Strategic product research: Vision validation & design guidelines
Researchers: M. Pederson & L. Westra
CASE STUDY
Background & Problem
The client’s executive leadership team completed a multi-month visioning exercise to define a three-year roadmap. The roadmap aimed to unify disparate products while significantly expanding capabilities for software engineering teams.
Before moving forward, leadership needed to validate the roadmap with top customers. At the same time, product and design were exploring how to unify legacy and new capabilities within a single ecosystem. To advance the initiative, the organization needed clarity on how to align products, workflows, and stakeholders around a shared vision.
Research Questions & Methodology
Our goal was to identify strengths, gaps, and risks within the client’s three-year roadmap from the perspectives of engineering leaders and end users. Our research questions were:
How does the existing 3-year roadmap align, or not align, with the ways engineering leadership anticipates their company’s technology portfolio evolving?
How do engineering teams currently work with the company’s various products? What other tools do they currently use to complete their work?
What are the potential barriers for software developers to engage with a unified development experience?
What are users’ context-specific goals, needs, and pain-points when interacting with a unified experience?
How does their behavior change as the context changes?
Given the complicated nature of the project, we completed the work in two separate phases, using a mixed methods approach.

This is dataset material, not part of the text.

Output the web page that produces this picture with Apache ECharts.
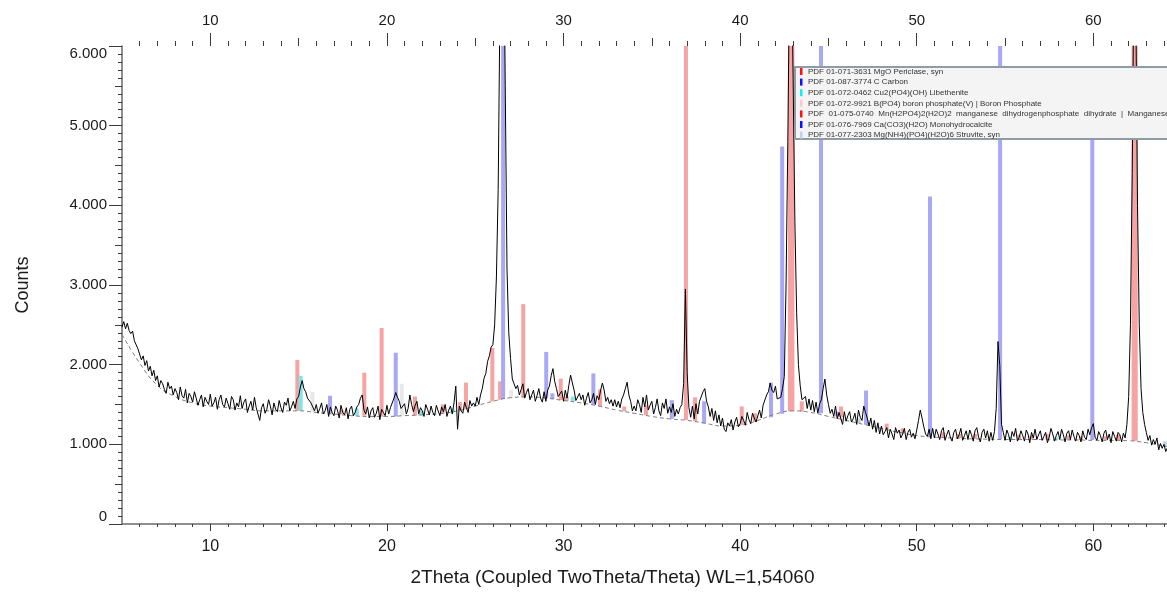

Phase One: Strategic Validation
We conducted in-depth interviews with engineering leaders from the client’s top customers. To broaden our perspective, we also performed a comprehensive review of documentation and recordings from the customer support team.
Phase Two: Workflow & Experience Design
We conducted a moderated and unmoderated card sort to understand how developers conceptualize their tools. We then ran a moderated and unmoderated tree test to arrive at an initial information architecture for the unified experience. In total, 48 software engineers participated in the study.
After analyzing each phase independently, we synthesized the findings into a cohesive set of strategic recommendations.
Key Insights & Impact
Our research validated the overarching direction the company was headed. Based on customer pain points, we highlighted the areas of the roadmap the company must immediately focus on, and recommended areas to deprioritize. We were able to provide the company with a refined, customer-driven version of their vision and roadmap. The full report cannot be shared for confidentiality reasons, but here are two samples of vision slides.
Vision Revision: Decision makers for enterprise customers want an automation system that is adaptable, scalable and secure.
Not a single individual contributor participant asked for a tool that will make their work more adaptable, scalable and secure. Developers want an automation tool that affords them a dedicated, safe workspace to write code, so they do not have to worry about adaptability, scalability, and security.
Significant Research Findings Sample
Significant Research Findings Sample
Vision Revision: Customers are seeking an adaptable, scalable, secure invisible platform. In simple terms, the platform is the code that enables automation for customers’ repeatable tasks, including integrations and pieces of automation. The ideal solution allows customers to select their preferred third-party integrations, and customize how the system pieces come together.
Significant Research Findings Sample
In addition to the refined vision, we identified and built out the behavioral archetypes that would work within the client’s unified product suite. We provided information on each archetype as well laid out as the archetypes that would need the most design accommodation. The product and design teams were the primary consumers of this section of the report. Here are samples of two of the overview slides. Specific product capabilities and proprietary information have been removed from the diagrams.
Confident Incompetent
I think I am an expert in everything, but in reality I only have deep knowledge of my own silo.
Fast & Frustrated
I move quickly through the experience and will leave when I cannot figure out the tool.
Logical & Methodical
I read tool tips, help docs, and keep trying until I figure it out.
Autonomy Deficient
I am forced to be the human connection when automation is not working as intended.
Booksmart
I understand theoretical best practices, but less about how to get the job done in real life.
Skeptic Expert
I know theoretical best practices, and actually how to get the job done.
Significant Research Findings Sample
Capability 1
Build in ways to keep these folks from unintentionally messing up.
Avoid including extra components on the UI that are not related to the primary task.
Roles: Application developers, highly technical shared services individual contributors
Confident Incompetent
Capability 2 & 3
Fast & Frustrated
Provide a non-code view to address the blocker or access to make dev-done, done-done.
Capability 1 roles: Release managers, product managers, shared services individual contributors
Capability 2 roles: product managers, app dev managers
Capability 4
Fast & Frustrated
Direct access to issues and direct, actionable next steps.
Tools to get to the deeper data to do their own analysis.
Tool lives up to the sales pitch.
Roles: Shared services, product managers, app dev managers, engineering leadership
Autonomy Deficient
Booksmart
Skeptic Expert
Finally, we provided the client with an initial information architecture for the unified experience as well as product value statements for both buyers and users. Samples are not shared to protect client confidentiality. We also suggested areas for further exploration and testing throughout the design and build process. Based on the key insights and artifacts provided, the client was able to successfully design, build and launch their new product.